The talent layer running underneath the money was, by 2024, the part of the strategy Western analysts had been slowest to acknowledge. The Thousand Talents Plan, the program initiated in 2008 to recruit overseas Chinese scientists and engineers back to mainland labs and faculties, had been formally retired in 2018 after the FBI began investigating American researchers who had taken its grants. It was replaced, by 2019, with the less-publicized Qiming program operated by the Ministry of Industry and Information Technology, with packages including home-purchase subsidies, several million yuan in signing bonuses, and explicit semiconductor focus. Below the central programs sat a cascade of provincial and municipal counterparts, often deeper-pocketed and faster-moving. Recruiters for the various funds worked Taiwan especially hard. The Hsinchu engineering community, in which the founding generations of TSMC, UMC, and MediaTek had grown up together and which still constituted a large fraction of the world’s actively employed leading-edge process engineering talent, became the principal poaching ground. A Caixin Global investigation in August 2020 documented over a hundred TSMC engineers who had moved to Quanxin Integrated Circuit Manufacturing, HSMC, and other mainland ventures over the previous two years, often through Korean or Singaporean staffing intermediaries that let recruits nominally remain employed offshore while they relocated their families to Wuhan, Hefei, or Shanghai. By 2022, Taiwan’s Investigation Bureau had begun publicizing prosecutions, and the Mainland Affairs Council had announced a tightening of cross-strait labor rules. Recruiters adapted: routing through third countries, formally hiring Taiwanese engineers as Singaporean or Hong Kong employees, accelerating the substitution of returnee mainland engineers from American and European graduate programs into senior process roles. By the most cited Taiwanese estimates, more than three thousand Taiwanese chip engineers had relocated to mainland projects in the years after 2018.

The cumulative effect was visible by mid-decade in places that had nothing to do with leading-edge logic. China’s domestic share of mature-node wafer capacity, in the segment that produced the analog, microcontroller, and power management chips that ran cars, factories, washing machines, and increasingly artillery and missile guidance, climbed from under fifteen percent in 2018 to roughly thirty percent by 2024 on Boston Consulting Group counts, with credible projections from BCG, ITIF, and Japanese trade groups that the share would pass forty percent before the end of the decade. Etch and deposition tool localization rates, the share of equipment in Chinese fabs sourced from Chinese vendors, climbed past forty percent by 2024. Localization was still poor in lithography, metrology, ion implantation, and EUV photoresists, all of which remained chokepoints owned outside China. But the trajectory at the trailing nodes was unmistakable. The world’s largest chip-buying market was building a parallel, indigenously sourced version of the bottom three-quarters of its own demand stack.

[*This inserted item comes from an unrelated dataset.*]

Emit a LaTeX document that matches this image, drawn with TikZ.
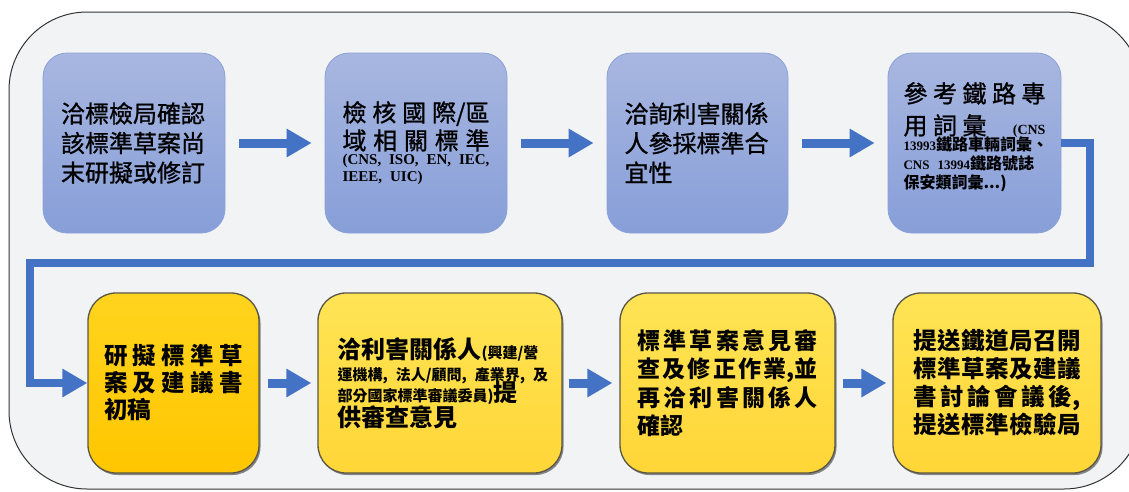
\documentclass[tikz,border=0pt]{standalone}
\usepackage{fontspec}
\newfontfamily\cjk[FakeBold=1.0]{Noto Sans CJK TC}
\newfontfamily\cjkp{Noto Sans CJK TC}
\newfontfamily\tnr{Liberation Serif}
\usetikzlibrary{arrows.meta,shadows,calc}
\definecolor{bg}{RGB}{242,243,245}
\definecolor{bluetop}{RGB}{168,183,224}
\definecolor{bluebot}{RGB}{135,158,216}
\definecolor{blueedge}{RGB}{138,161,218}
\definecolor{arrowblue}{RGB}{68,114,196}
\definecolor{ytop}{RGB}{255,228,85}
\definecolor{ybot}{RGB}{255,214,55}
\definecolor{gtop}{RGB}{255,212,30}
\definecolor{gbot}{RGB}{255,198,0}
\definecolor{yedge}{RGB}{90,86,70}
\newcommand{\tb}[1]{{\tnr\bfseries\frenchspacing #1}}
\newcommand{\smc}{\cjkp\bfseries\fontsize{16}{19}\selectfont}
\newcommand{\smt}[1]{{\fontsize{13}{19}\selectfont\tb{#1}}}
\newcommand{\spl}[1]{\leavevmode\hbox to\hsize{#1}}
\newcommand{\fixed}[1]{\baselineskip=#1\lineskiplimit=-100pt\relax}
\newcommand{\padbot}[1]{\par\kern#1\hrule height 0pt\relax}
\begin{document}
\begin{tikzpicture}[x=1pt,y=-1pt,
  bluebox/.style={rounded corners=24pt, draw=blueedge, line width=0.8pt,
    top color=bluetop, bottom color=bluebot, minimum height=180pt,
    inner sep=0pt, align=left, font=\cjk\fontsize{24}{29.5}\selectfont},
  ybox/.style={rounded corners=28pt, draw=yedge, line width=1.3pt,
    top color=ytop, bottom color=ybot, minimum height=180pt,
    inner sep=0pt, align=left, font=\cjkp\bfseries\fontsize{23.5}{28}\selectfont,
    drop shadow={shadow xshift=1.5pt, shadow yshift=-2pt, opacity=0.45, fill=black}},
  gbox/.style={ybox, top color=gtop, bottom color=gbot},
  arr/.style={draw=arrowblue, line width=9pt, -{Triangle[length=25pt,width=27pt]}},
  conn/.style={draw=arrowblue, line width=8pt, line join=miter, -{Triangle[length=25pt,width=27pt]}}
]
\useasboundingbox (0,0) rectangle (1129,491);
\fill[white] (0,0) rectangle (1129,491);
\draw[draw=black!80, line width=1pt, fill=bg, rounded corners=78pt] (9,12) rectangle (1142,489);

% top row
\node[bluebox, minimum width=182pt, text width=146pt] (b1) at (134,143)
  {洽標檢局確認\\該標準草案尚\\末研擬或修訂};
\node[bluebox, minimum width=182pt, text width=147pt,
      font=\cjk\fontsize{24}{17}\selectfont\fixed{17pt}] (b2) at (416,143)
  {\spl{檢\hfill 核\hfill 國\hfill 際/區}\\[11pt]
   \spl{域\hfill 相\hfill 關\hfill 標\hfill 準}\\[-2pt]
   \spl{\fontsize{15}{17}\selectfont\tnr\bfseries (CNS,\hfil ISO,\hfil EN,\hfil IEC,}\\
   {\fontsize{15}{17}\selectfont\tb{IEEE, UIC)}}};
\node[bluebox, minimum width=181pt, text width=146pt] (b3) at (697.5,143)
  {洽詢利害關係\\人參採標準合\\宜性};
\node[bluebox, minimum width=173pt, text width=142pt,
      font=\cjk\fontsize{24}{19}\selectfont\fixed{19pt}] (b4) at (974.5,143)
  {\spl{參\hfill 考\hfill 鐵\hfill 路\hfill 專}\\[13pt]
   \spl{用\hskip5.5pt 詞\hskip5.5pt 彙\hfill{\fontsize{14}{19}\selectfont\tb{(CNS}}}\\[-3pt]
   {\smc\smt{13993}鐵路車輛詞彙、}\\
   {\smc\smt{CNS 13994}鐵路號誌}\\
   {\smc 保安類詞彙...)}\padbot{12pt}};

% bottom row
\node[gbox, minimum width=171pt, text width=139pt, font=\cjkp\bfseries\fontsize{23.5}{27}\selectfont] (b5) at (173.5,383)
  {\spl{研\hfill 擬\hfill 標\hfill 準\hfill 草}\\
   \spl{案\hfill 及\hfill 建\hfill 議\hfill 書}\\
   初稿};
\node[ybox, minimum width=244pt, text width=205pt,
      font=\cjkp\bfseries\fontsize{24}{22}\selectfont\fixed{22pt}] (b6) at (440,383)
  {洽利害關係人{\fontsize{15}{22}\selectfont(興建/營}\\
   {\fontsize{15}{22}\selectfont 運機構,~法人/顧問,~產業界,~及}\\[-1pt]
   {\fontsize{15}{22}\selectfont 部分國家標準審議委員)}提\\[3pt]
   供審查意見};
\node[ybox, minimum width=215pt, text width=180pt, font=\cjkp\bfseries\fontsize{23}{28.5}\selectfont] (b7) at (727.5,383)
  {\spl{標\hfill 準\hfill 草\hfill 案\hfill 意\hfill 見\hfill 審}\\
   \spl{查\hfill 及\hfill 修\hfill 正\hfill 作\hfill 業,並}\\
   \spl{再\hfill 洽\hfill 利\hfill 害\hfill 關\hfill 係\hfill 人}\\
   確認};
\node[ybox, minimum width=208pt, text width=167pt] (b8) at (997,383)
  {\spl{提\hfill 送\hfill 鐵\hfill 道\hfill 局\hfill 召\hfill 開}\\
   \spl{標\hfill 準\hfill 草\hfill 案\hfill 及\hfill 建\hfill 議}\\
   \spl{書\hfill 討\hfill 論\hfill 會\hfill 議\hfill 後,}\\
   \spl{提\hfill 送\hfill 標\hfill 準\hfill 檢\hfill 驗\hfill 局}};

% arrows
\draw[arr] ([xshift=14pt]b1.east) -- ([xshift=-13pt]b2.west);
\draw[arr] ([xshift=14pt]b2.east) -- ([xshift=-13pt]b3.west);
\draw[arr] ([xshift=14pt]b3.east) -- ([xshift=-13pt]b4.west);
\coordinate (rc) at (1090,263);
\coordinate (lc) at (30,263);
\draw[conn] (b4.east) -| (rc) -- (lc) |- (b5.west);
\draw[arr] ([xshift=8pt]b5.east) -- ([xshift=-6pt]b6.west);
\draw[arr] ([xshift=6pt]b6.east) -- ([xshift=-7pt]b7.west);
\draw[arr] ([xshift=7pt]b7.east) -- ([xshift=-6pt]b8.west);
\end{tikzpicture}
\end{document}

What none of the catalogued spending and recruiting and localization could yet do, by the moment Raimondo flew home in 2023, was reach the leading edge under sanction. SMIC’s 7-nanometer line was running, but it was running expensive, slow, and at modest volume. Domestic alternatives to ASML’s leading-edge DUV scanners existed only in research-line prototypes, with Shanghai Micro Electronics Equipment, the Chinese national lithography champion, still struggling to qualify a production-grade 28-nanometer immersion tool the rest of the world had been shipping since 2010. EUV remained the harder choice. Without an EUV machine, no Chinese fab could move below the 5-nanometer node on the kind of yield that would let it compete in volume against TSMC’s mature 3-nanometer process. The wager Liang and his colleagues at SMIC and YMTC and CXMT were running, with the Big Fund’s money behind them and the Communist Party’s patience above them, was that the stack of multi-patterning improvements, equipment substitution, design optimization, and architecture innovations would compound fast enough to keep the Chinese frontier within one or at most two generations of the world’s, until either a domestic EUV scanner shipped or the geopolitical environment changed. Outside observers parsed the wager differently. Dan Wang, writing his end-of-year letter from Yunnan in early 2023, argued that the U.S. controls had handed Beijing the political license to do something the Chinese state had been incapable of doing on its own, namely to force its state-owned banks, provincial governments, and undisciplined venture funds to behave like a single industrial planner over a decade-long horizon. Gregory Allen at CSIS argued the opposite, that the controls had bought the United States a five-to-ten-year window in which Chinese leading-edge supply remained capped, and that the question that mattered was whether Washington could use that window. Both could be right. Most of the Chinese system was indifferent to which.

What was certain, by the time the Mate 60 Pro’s launch had completed its slow propagation through Western analyst notes and Western political reactions, was that the country that had been the source of the Sputnik panic in 1957 had now produced one of its own. The phrase had begun in Chinese policy circles as a self-applied warning. By the end of 2023 it was being used in Washington, with the same nervous edge the original had carried in Eisenhower’s White House, to describe a country that had decided, while the United States was still arguing about whether sanctions worked, to do the long, expensive, partially corrupt, partially cynical, partially heroic work of building most of the chip industry over again on its own terms. The work was nowhere near finished. On the evidence of the wafers running through Shanghai and Wuhan and Hefei, the work was no longer in the realm of speculation. The next chapters of the chip war, in Beijing’s reading, were going to be about whether the country that had been told it could not have the most advanced silicon would simply have it anyway, given enough years and enough yuan and enough engineers willing to fly to where the engineering was being done.